▶ Work to be completed
For this exercise, repeat all of the material verbatim apart from its images.

▶ Information shown
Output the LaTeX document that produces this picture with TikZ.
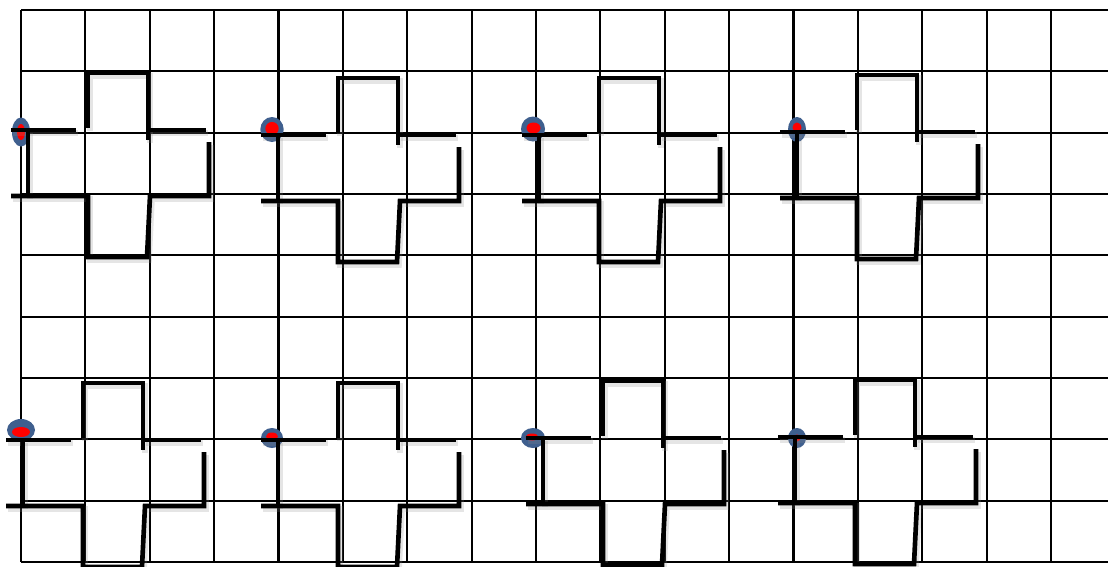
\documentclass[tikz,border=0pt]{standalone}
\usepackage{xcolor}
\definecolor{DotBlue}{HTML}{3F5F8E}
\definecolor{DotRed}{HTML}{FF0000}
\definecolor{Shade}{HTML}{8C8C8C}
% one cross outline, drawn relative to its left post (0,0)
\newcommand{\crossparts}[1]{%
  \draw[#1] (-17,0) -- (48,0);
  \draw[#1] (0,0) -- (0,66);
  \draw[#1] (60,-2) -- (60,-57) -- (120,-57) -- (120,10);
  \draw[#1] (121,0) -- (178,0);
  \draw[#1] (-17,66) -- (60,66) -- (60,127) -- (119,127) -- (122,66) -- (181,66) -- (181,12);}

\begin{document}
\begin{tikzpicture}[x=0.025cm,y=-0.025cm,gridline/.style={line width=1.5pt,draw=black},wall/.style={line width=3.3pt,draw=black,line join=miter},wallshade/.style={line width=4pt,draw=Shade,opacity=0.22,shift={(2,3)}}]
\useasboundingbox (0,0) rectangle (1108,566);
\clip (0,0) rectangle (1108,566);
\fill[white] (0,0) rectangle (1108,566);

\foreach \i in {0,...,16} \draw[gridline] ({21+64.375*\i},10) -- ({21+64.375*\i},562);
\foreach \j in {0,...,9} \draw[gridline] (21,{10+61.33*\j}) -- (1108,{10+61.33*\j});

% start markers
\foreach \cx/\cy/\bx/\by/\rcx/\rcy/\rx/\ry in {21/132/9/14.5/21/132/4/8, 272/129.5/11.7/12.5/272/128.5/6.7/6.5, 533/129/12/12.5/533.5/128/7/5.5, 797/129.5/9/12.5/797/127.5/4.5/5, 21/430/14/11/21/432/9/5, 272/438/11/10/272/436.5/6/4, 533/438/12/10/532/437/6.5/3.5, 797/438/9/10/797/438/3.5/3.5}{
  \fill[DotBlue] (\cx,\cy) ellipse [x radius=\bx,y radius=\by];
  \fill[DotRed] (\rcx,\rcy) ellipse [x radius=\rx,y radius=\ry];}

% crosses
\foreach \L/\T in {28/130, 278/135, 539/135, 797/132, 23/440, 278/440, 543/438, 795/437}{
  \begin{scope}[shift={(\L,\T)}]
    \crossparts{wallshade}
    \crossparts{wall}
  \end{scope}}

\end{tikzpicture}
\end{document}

▶ Correct answer
Output the LaTeX document that produces this picture with TikZ.
\documentclass[tikz,border=0pt]{standalone}
\usepackage{xcolor}
\definecolor{DotBlue}{HTML}{3F5F8E}
\definecolor{DotRed}{HTML}{FF0000}
\definecolor{Shade}{HTML}{8C8C8C}
% one cross outline, drawn relative to its left post (0,0)
\newcommand{\crossparts}[1]{%
  \draw[#1] (-17,0) -- (48,0);
  \draw[#1] (0,0) -- (0,66);
  \draw[#1] (60,-2) -- (60,-57) -- (120,-57) -- (120,10);
  \draw[#1] (121,0) -- (178,0);
  \draw[#1] (-17,66) -- (60,66) -- (60,127) -- (119,127) -- (122,66) -- (181,66) -- (181,12);}

\begin{document}
\begin{tikzpicture}[x=0.025cm,y=-0.025cm,gridline/.style={line width=1.5pt,draw=black},wall/.style={line width=3.3pt,draw=black,line join=miter},wallshade/.style={line width=4pt,draw=Shade,opacity=0.22,shift={(2,3)}}]
\useasboundingbox (0,0) rectangle (1108,566);
\clip (0,0) rectangle (1108,566);
\fill[white] (0,0) rectangle (1108,566);

\foreach \i in {0,...,16} \draw[gridline] ({21+64.375*\i},10) -- ({21+64.375*\i},562);
\foreach \j in {0,...,9} \draw[gridline] (21,{10+61.33*\j}) -- (1108,{10+61.33*\j});

% start markers
\foreach \cx/\cy/\bx/\by/\rcx/\rcy/\rx/\ry in {21/132/9/14.5/21/132/4/8, 272/129.5/11.7/12.5/272/128.5/6.7/6.5, 533/129/12/12.5/533.5/128/7/5.5, 797/129.5/9/12.5/797/127.5/4.5/5, 21/430/14/11/21/432/9/5, 272/438/11/10/272/436.5/6/4, 533/438/12/10/532/437/6.5/3.5, 797/438/9/10/797/438/3.5/3.5}{
  \fill[DotBlue] (\cx,\cy) ellipse [x radius=\bx,y radius=\by];
  \fill[DotRed] (\rcx,\rcy) ellipse [x radius=\rx,y radius=\ry];}

% crosses
\foreach \L/\T in {28/130, 278/135, 539/135, 797/132, 23/440, 278/440, 543/438, 795/437}{
  \begin{scope}[shift={(\L,\T)}]
    \crossparts{wallshade}
    \crossparts{wall}
  \end{scope}}

\end{tikzpicture}
\end{document}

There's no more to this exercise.